The immediate context (James 3:13-4:10):
James has been contrasting two kinds of wisdom:
- Wisdom from above — 'pure, peace-loving, considerate, submissive, full of mercy and good fruit, impartial and sincere' (3:17)
- Wisdom from below — characterized by 'bitter envy and selfish ambition,' which is 'earthly, unspiritual, demonic' and produces 'disorder and every evil practice' (3:14-16)
Then James asks: 'What causes fights and quarrels among you? Don't they come from your desires that battle within you? You desire but do not have, so you kill. You covet but you cannot get what you want, so you quarrel and fight. You do not have because you do not ask God. When you ask, you do not receive, because you ask with wrong motives, that you may spend what you get on your pleasures' (4:1-3).
This is the backdrop for verse 4. James is not making a general philosophical statement about 'the world.' He is addressing a specific problem: believers whose values, desires, and ambitions look identical to the surrounding culture's.
'You adulterous people':
The Greek 'moichalides' is specifically the feminine form — 'adulteresses.' This is not a general insult but a deliberate Old Testament metaphor. Throughout the prophets (Hosea, Jeremiah, Ezekiel), Israel's unfaithfulness to God is described as adultery. God is the faithful husband; His people are the unfaithful spouse who runs after other lovers.
James is saying: your relationship with God is supposed to be the primary commitment of your life — like a marriage covenant. When you give your deepest loyalty to 'the world,' you are committing spiritual adultery. You are being unfaithful to the One who loves you most.
What 'the world' (kosmos) means here:
In the New Testament, 'the world' has multiple meanings:
- The physical creation (God made the world — John 1:10)
- Humanity (God so loved the world — John 3:16)
- The organized system of values, priorities, and powers that operates in rebellion against God (1 John 2:15-17)
James is using the third meaning. 'Friendship with the world' does not mean:
- Enjoying creation (God made it and called it good)
- Loving people (God commands this)
- Being present in culture (Jesus ate with sinners and attended weddings)
'Friendship with the world' means:
- Adopting the world's value system as your own
- Making selfish ambition your engine (the world says: climb, compete, win)
- Making pleasure your goal (the world says: if it feels good, do it)
- Making envy your motivator (the world says: you deserve what others have)
- Making self-sufficiency your identity (the world says: you don't need God)
'Enmity toward God':
The word 'enmity' (echthra) is strong — it means active hostility, opposition, war.
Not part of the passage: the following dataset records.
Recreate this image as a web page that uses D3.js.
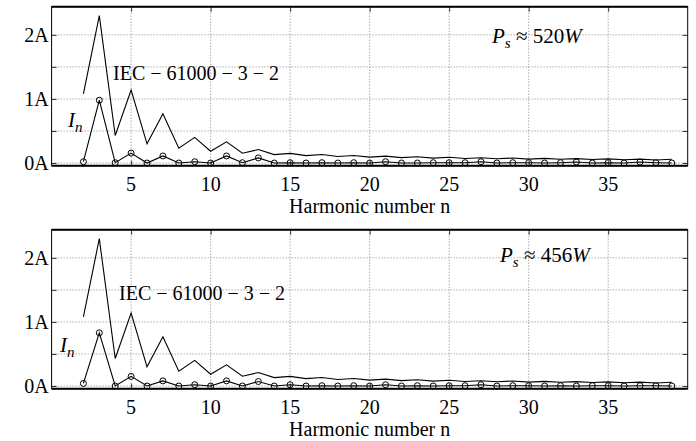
<!DOCTYPE html>
<html>
<head>
<meta charset="utf-8">
<script src="https://cdn.jsdelivr.net/npm/d3@7"></script>
<style>
  body { margin: 0; background: #fff; }
  svg { display: block; font-family: "Liberation Serif", "Times New Roman", serif; }
  .grid line { stroke: #666; stroke-width: 0.8; stroke-dasharray: 1 2; }
</style>
</head>
<body>
<svg id="chart" width="696" height="441"></svg>
<script>
// harmonic orders shown in both panels
const harmonics = d3.range(2, 40);

// IEC 61000-3-2 class A limits (A), n = 2..39
const iecLimit = [1.08, 2.30, 0.43, 1.14, 0.30, 0.77, 0.23, 0.40, 0.184, 0.33,
  0.153, 0.21, 0.131, 0.15, 0.115, 0.132, 0.102, 0.118, 0.092, 0.107,
  0.084, 0.098, 0.077, 0.09, 0.071, 0.083, 0.066, 0.078, 0.061, 0.073,
  0.058, 0.068, 0.054, 0.064, 0.051, 0.061, 0.048, 0.058];

// measured harmonic currents (A), n = 2..39
const currentP520 = [0.02, 0.98, 0.005, 0.155, 0.0, 0.11, 0.0, 0.02, 0.0, 0.11,
  0.005, 0.08, 0.0, 0.005, 0.0, 0.005, 0.0, 0.005, 0.0, 0.02,
  0.0, 0.0, 0.005, 0.005, 0.005, 0.02, 0.0, 0.005, 0.005, 0.0,
  0.005, 0.015, 0.0, 0.005, 0.0, 0.015, 0.005, 0.0];
const currentP456 = [0.04, 0.83, 0.0, 0.15, 0.0, 0.08, 0.0, 0.02, 0.0, 0.08,
  0.0, 0.07, 0.0, 0.02, 0.0, 0.005, 0.0, 0.005, 0.0, 0.02,
  0.0, 0.005, 0.0, 0.005, 0.005, 0.02, 0.0, 0.005, 0.005, 0.0,
  0.005, 0.0, 0.005, 0.005, 0.0, 0.005, 0.005, 0.0];

const xTicks = [5, 10, 15, 20, 25, 30, 35];
const yTicks = [0, 1, 2];
const yGrid = [0, 0.5, 1, 1.5, 2];
const yTickLabels = ['0A', '1A', '2A'];
const powerLabels = ['520', '456'];

const svg = d3.select('#chart');
const left = 51.6, right = 687.7, plotH = 159;
const panelTops = [6.7, 229.7];

const x = d3.scaleLinear().domain([0, 40]).range([left, right]);

function drawPanel (top, current, power, txt) {
  const y = d3.scaleLinear().domain([-0.042, 2.44]).range([top + plotH, top]);
  const g = svg.append('g');

  // dotted grid
  const grid = g.append('g').attr('class', 'grid');
  grid.selectAll('.gx').data(xTicks).join('line')
    .attr('x1', d => x(d)).attr('x2', d => x(d))
    .attr('y1', top).attr('y2', top + plotH);
  grid.selectAll('.gy').data(yGrid).join('line')
    .attr('x1', left).attr('x2', right)
    .attr('y1', d => y(d)).attr('y2', d => y(d));

  // inward ticks on all four sides, matlab style
  const axB = d3.axisTop(x).tickValues(xTicks).tickSize(5).tickFormat('');
  const axT = d3.axisBottom(x).tickValues(xTicks).tickSize(5).tickFormat('');
  const axL = d3.axisRight(y).tickValues(yGrid).tickSize(5).tickFormat('');
  const axR = d3.axisLeft(y).tickValues(yGrid).tickSize(5).tickFormat('');
  [[axB, `translate(0,${top + plotH})`], [axT, `translate(0,${top})`],
    [axL, `translate(${left},0)`], [axR, `translate(${right},0)`]].forEach(([ax, tr]) => {
    const a = g.append('g').attr('transform', tr).call(ax);
    a.select('.domain').remove();
    a.selectAll('line').attr('stroke', '#000').attr('stroke-width', 0.8);
  });

  // frame
  g.append('rect').attr('x', left).attr('y', top)
    .attr('width', right - left).attr('height', plotH)
    .attr('fill', 'none').attr('stroke', '#000').attr('stroke-width', 1);
  [top, top + plotH].forEach(yy => g.append('line')
    .attr('x1', left).attr('x2', right).attr('y1', yy).attr('y2', yy)
    .attr('stroke', '#000').attr('stroke-width', 2));

  // tick labels
  g.selectAll('.xl').data(xTicks).join('text')
    .attr('x', d => x(d)).attr('y', top + plotH + 25)
    .attr('text-anchor', 'middle').attr('font-size', 20).text(d => d);
  g.selectAll('.yl').data(yTicks).join('text')
    .attr('x', left - 3).attr('y', d => y(d) + 7)
    .attr('text-anchor', 'end').attr('font-size', 20).text((d, i) => yTickLabels[i]);
  g.append('text').attr('x', x(20)).attr('y', top + plotH + 47)
    .attr('text-anchor', 'middle').attr('font-size', 20).text('Harmonic number n');

  // series
  const line = d3.line().x((d, i) => x(harmonics[i])).y(d => y(d));
  g.append('path').datum(iecLimit).attr('d', line)
    .attr('fill', 'none').attr('stroke', '#000').attr('stroke-width', 1.1);
  g.append('path').datum(current).attr('d', line)
    .attr('fill', 'none').attr('stroke', '#000').attr('stroke-width', 1.1);
  g.selectAll('.pt').data(current).join('circle')
    .attr('cx', (d, i) => x(harmonics[i])).attr('cy', d => y(d)).attr('r', 3)
    .attr('fill', 'none').attr('stroke', '#000').attr('stroke-width', 1);

  // annotations
  g.append('text').attr('x', txt.iec[0]).attr('y', top + txt.iec[1])
    .attr('font-size', 20).text('IEC \u2212 61000 \u2212 3 \u2212 2');
  const inLab = g.append('text').attr('x', txt.in[0]).attr('y', top + txt.in[1])
    .attr('font-size', 21).attr('font-style', 'italic');
  inLab.append('tspan').text('I');
  inLab.append('tspan').attr('dy', 5).attr('font-size', 15).text('n');
  const ps = g.append('text').attr('x', txt.ps[0]).attr('y', top + txt.ps[1])
    .attr('font-size', 21);
  ps.append('tspan').attr('font-style', 'italic').text('P');
  ps.append('tspan').attr('dy', 5).attr('font-size', 15).attr('font-style', 'italic').text('s');
  ps.append('tspan').attr('dy', -5).text(' \u2248 ' + power);
  ps.append('tspan').attr('font-style', 'italic').text('W');
}

drawPanel(panelTops[0], currentP520, powerLabels[0], { iec: [113, 73], in: [68, 120], ps: [492, 36] });
drawPanel(panelTops[1], currentP456, powerLabels[1], { iec: [119, 70], in: [60, 122], ps: [500, 32] });
</script>
</body>
</html>
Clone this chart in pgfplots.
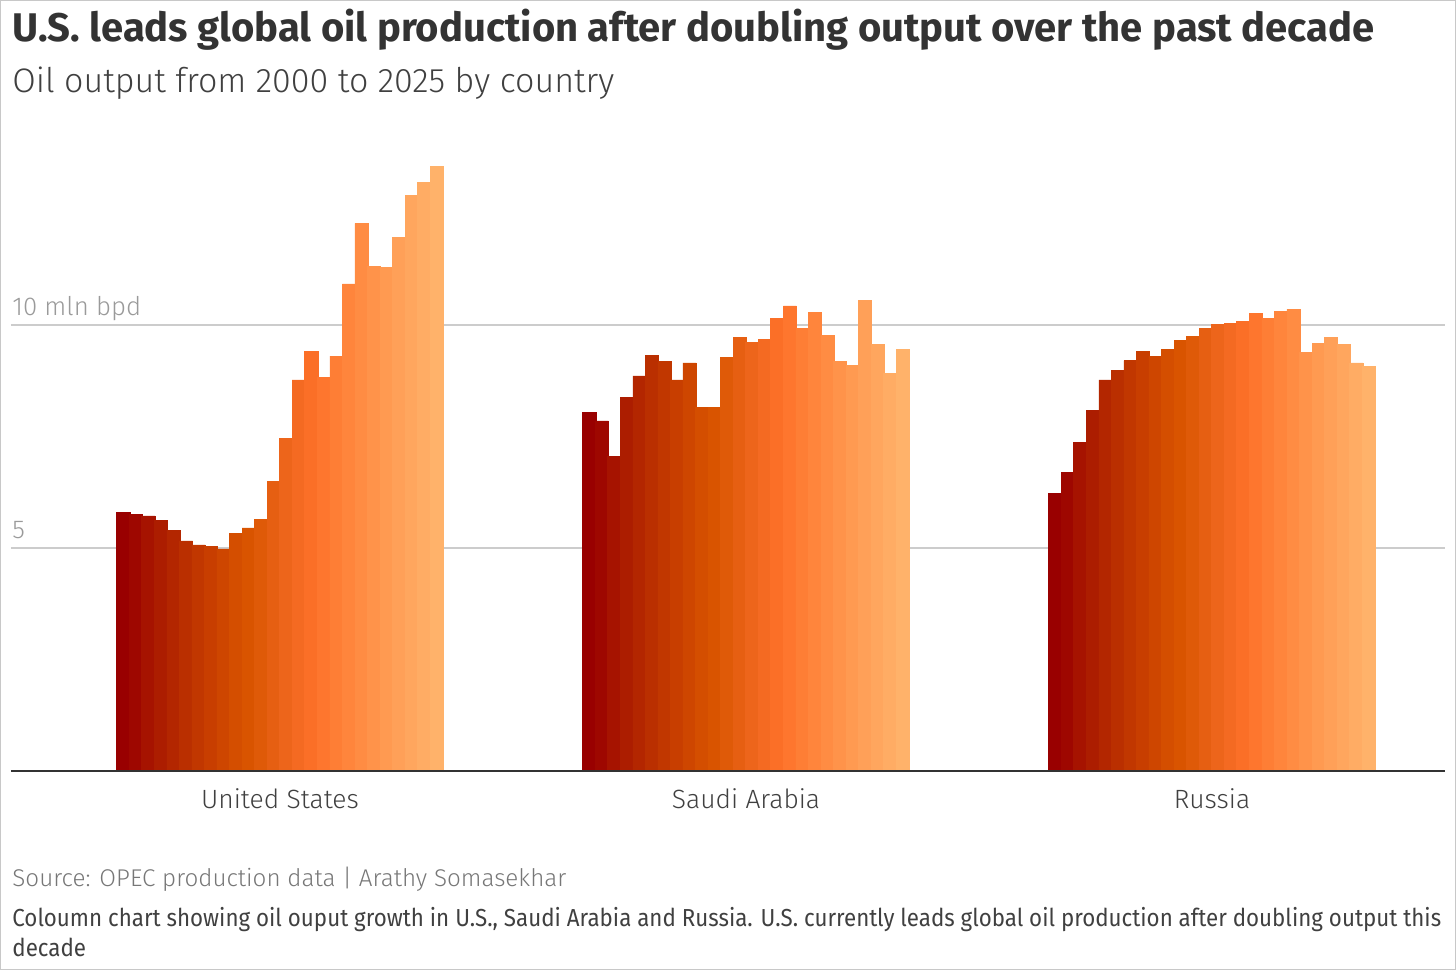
\documentclass[border=0pt]{standalone}
\usepackage{pgfplots}
\pgfplotsset{compat=1.18}
\usepackage{fontspec}
\setmainfont{Fira Sans}
\newfontfamily\lightfont{Fira Sans Light}
\newfontfamily\notefont{Fira Sans}[FakeStretch=0.908]

\definecolor{titlegray}{HTML}{333333}
\definecolor{subgray}{HTML}{404040}
\definecolor{tickgray}{HTML}{9A9A9A}
\definecolor{srcgray}{HTML}{777777}
\definecolor{gridgray}{HTML}{CCCCCC}
\definecolor{framegray}{HTML}{C8C8C8}
\definecolor{basegray}{HTML}{333333}

% one shade per year, 2000 (dark red) to 2025 (light orange)
\definecolor{y00}{HTML}{990000}
\definecolor{y01}{HTML}{9E0700}
\definecolor{y02}{HTML}{A61300}
\definecolor{y03}{HTML}{AC1D00}
\definecolor{y04}{HTML}{B32600}
\definecolor{y05}{HTML}{BA2F00}
\definecolor{y06}{HTML}{C13700}
\definecolor{y07}{HTML}{C83E00}
\definecolor{y08}{HTML}{CE4600}
\definecolor{y09}{HTML}{D44E00}
\definecolor{y10}{HTML}{D95400}
\definecolor{y11}{HTML}{DF5A08}
\definecolor{y12}{HTML}{E65F12}
\definecolor{y13}{HTML}{ED651B}
\definecolor{y14}{HTML}{F46A22}
\definecolor{y15}{HTML}{FB6F27}
\definecolor{y16}{HTML}{FE762E}
\definecolor{y17}{HTML}{FE7E35}
\definecolor{y18}{HTML}{FF853C}
\definecolor{y19}{HTML}{FF8C43}
\definecolor{y20}{HTML}{FF934A}
\definecolor{y21}{HTML}{FF9A51}
\definecolor{y22}{HTML}{FFA058}
\definecolor{y23}{HTML}{FFA65E}
\definecolor{y24}{HTML}{FFAC64}
\definecolor{y25}{HTML}{FFB26A}

% bars of one year; slightly wider than one unit so neighbours overlap without seams
\pgfplotsset{yr/.style={ybar, bar width=1.05, bar shift=0pt, fill=#1, draw=#1, line width=0.3pt}}

\begin{document}
\begin{tikzpicture}
\path[use as bounding box] (0,0) rectangle (728pt,485pt);
\draw[framegray, line width=0.5pt] (0.25pt,0.25pt) rectangle (727.75pt,484.75pt);

\node[anchor=base west, inner sep=0pt, text=titlegray,
      font=\fontsize{20pt}{24pt}\selectfont\bfseries] at (6pt,464.15pt)
  {U.S. leads global oil production after doubling output over the past decade};
\node[anchor=base west, inner sep=0pt, text=subgray,
      font=\lightfont\fontsize{17pt}{20pt}\selectfont] at (6pt,438.65pt)
  {Oil output from 2000 to 2025 by country};

\begin{axis}[
  at={(5.5pt,99.5pt)}, anchor=south west,
  scale only axis, width=717pt, height=312.2pt,
  xmin=-8.95, xmax=105.4, ymin=0, ymax=14,
  axis line style={draw=none},
  major tick length=0pt,
  ytick={5,10}, yticklabels={5,10 mln bpd},
  ymajorgrids, grid style={gridgray, line width=0.75pt},
  yticklabel style={anchor=base west, inner sep=0pt, xshift=0.5pt, yshift=4.5pt,
    text=tickgray, font=\lightfont\fontsize{12.9pt}{15pt}\selectfont},
  xtick={12.5,49.66,86.82},
  xticklabels={United States,Saudi Arabia,Russia},
  xticklabel style={anchor=base, inner sep=0pt, yshift=-18.65pt,
    text=subgray, font=\lightfont\fontsize{13.2pt}{15pt}\selectfont},
  clip=false,
]
% x = group offset (0, 37.16, 74.32) + year index; y = mln bpd
\addplot[yr=y00] coordinates {(0,5.79) (37.16,8.04) (74.32,6.22)};
\addplot[yr=y01] coordinates {(1,5.76) (38.16,7.85) (75.32,6.69)};
\addplot[yr=y02] coordinates {(2,5.72) (39.16,7.06) (76.32,7.37)};
\addplot[yr=y03] coordinates {(3,5.61) (40.16,8.37) (77.32,8.09)};
\addplot[yr=y04] coordinates {(4,5.40) (41.16,8.86) (78.32,8.77)};
\addplot[yr=y05] coordinates {(5,5.16) (42.16,9.31) (79.32,8.99)};
\addplot[yr=y06] coordinates {(6,5.07) (43.16,9.18) (80.32,9.20)};
\addplot[yr=y07] coordinates {(7,5.03) (44.16,8.77) (81.32,9.40)};
\addplot[yr=y08] coordinates {(8,4.98) (45.16,9.15) (82.32,9.30)};
\addplot[yr=y09] coordinates {(9,5.33) (46.16,8.15) (83.32,9.45)};
\addplot[yr=y10] coordinates {(10,5.45) (47.16,8.15) (84.32,9.65)};
\addplot[yr=y11] coordinates {(11,5.65) (48.16,9.27) (85.32,9.74)};
\addplot[yr=y12] coordinates {(12,6.49) (49.16,9.72) (86.32,9.92)};
\addplot[yr=y13] coordinates {(13,7.46) (50.16,9.61) (87.32,10.01)};
\addplot[yr=y14] coordinates {(14,8.77) (51.16,9.67) (88.32,10.04)};
\addplot[yr=y15] coordinates {(15,9.40) (52.16,10.15) (89.32,10.08)};
\addplot[yr=y16] coordinates {(16,8.82) (53.16,10.43) (90.32,10.26)};
\addplot[yr=y17] coordinates {(17,9.30) (54.16,9.92) (91.32,10.15)};
\addplot[yr=y18] coordinates {(18,10.92) (55.16,10.28) (92.32,10.31)};
\addplot[yr=y19] coordinates {(19,12.28) (56.16,9.77) (93.32,10.35)};
\addplot[yr=y20] coordinates {(20,11.31) (57.16,9.18) (94.32,9.39)};
\addplot[yr=y21] coordinates {(21,11.29) (58.16,9.09) (95.32,9.59)};
\addplot[yr=y22] coordinates {(22,11.96) (59.16,10.56) (96.32,9.72)};
\addplot[yr=y23] coordinates {(23,12.91) (60.16,9.57) (97.32,9.57)};
\addplot[yr=y24] coordinates {(24,13.19) (61.16,8.92) (98.32,9.15)};
\addplot[yr=y25] coordinates {(25,13.55) (62.16,9.45) (99.32,9.08)};
% zero line
\draw[basegray, line width=1pt] (axis cs:-8.95,0) -- (axis cs:105.4,0);
\end{axis}

\node[anchor=base west, inner sep=0pt, text=srcgray,
      font=\lightfont\fontsize{12.1pt}{15pt}\selectfont] at (6pt,42pt)
  {Source: OPEC production data | Arathy Somasekhar};
\node[anchor=base west, inner sep=0pt, text=subgray,
      font=\notefont\fontsize{12.3pt}{15pt}\selectfont] at (6pt,22pt)
  {Coloumn chart showing oil ouput growth in U.S., Saudi Arabia and Russia. U.S. currently leads global oil production after doubling output this};
\node[anchor=base west, inner sep=0pt, text=subgray,
      font=\notefont\fontsize{12.3pt}{15pt}\selectfont] at (6pt,6.65pt)
  {decade};
\end{tikzpicture}
\end{document}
James is not saying worldly believers merely disappoint God or fall short of His ideal. He is saying they position themselves as His enemies. Why? Because the world's value system and God's value system are fundamentally incompatible. You cannot serve two masters (Matthew 6:24). You cannot simultaneously pursue selfish ambition and the self-giving love of the cross.
The solution (James 4:6-10):
James immediately provides the remedy:
- 'God opposes the proud but shows grace to the humble' (verse 6)
- 'Submit yourselves to God. Resist the devil, and he will flee from you' (verse 7)
- 'Come near to God and he will come near to you' (verse 8)
- 'Humble yourselves before the Lord, and he will lift you up' (verse 10)
The answer to worldliness is not isolation but reorientation — turning from the world's priorities back to God's, from pride to humility, from self-seeking to God-seeking.
Practical discernment:
How do you know if you are 'friendly with the world' in James's sense? Ask:
- What am I most jealous of? (Worldliness envies worldly success)
- What am I most afraid of losing? (Worldliness clings to comfort and status)
- How do I define 'the good life'? (Worldliness defines it by consumption; the gospel defines it by contribution)
- When I pray, what do I primarily ask for? (James 4:3 — 'you ask with wrong motives')
- Do my deepest ambitions look more like the world's wisdom or God's? (James 3:13-18)
Being 'in the world but not of it' (John 17:14-18) means being fully present in culture while deriving your identity, values, and security from Christ rather than from the culture around you.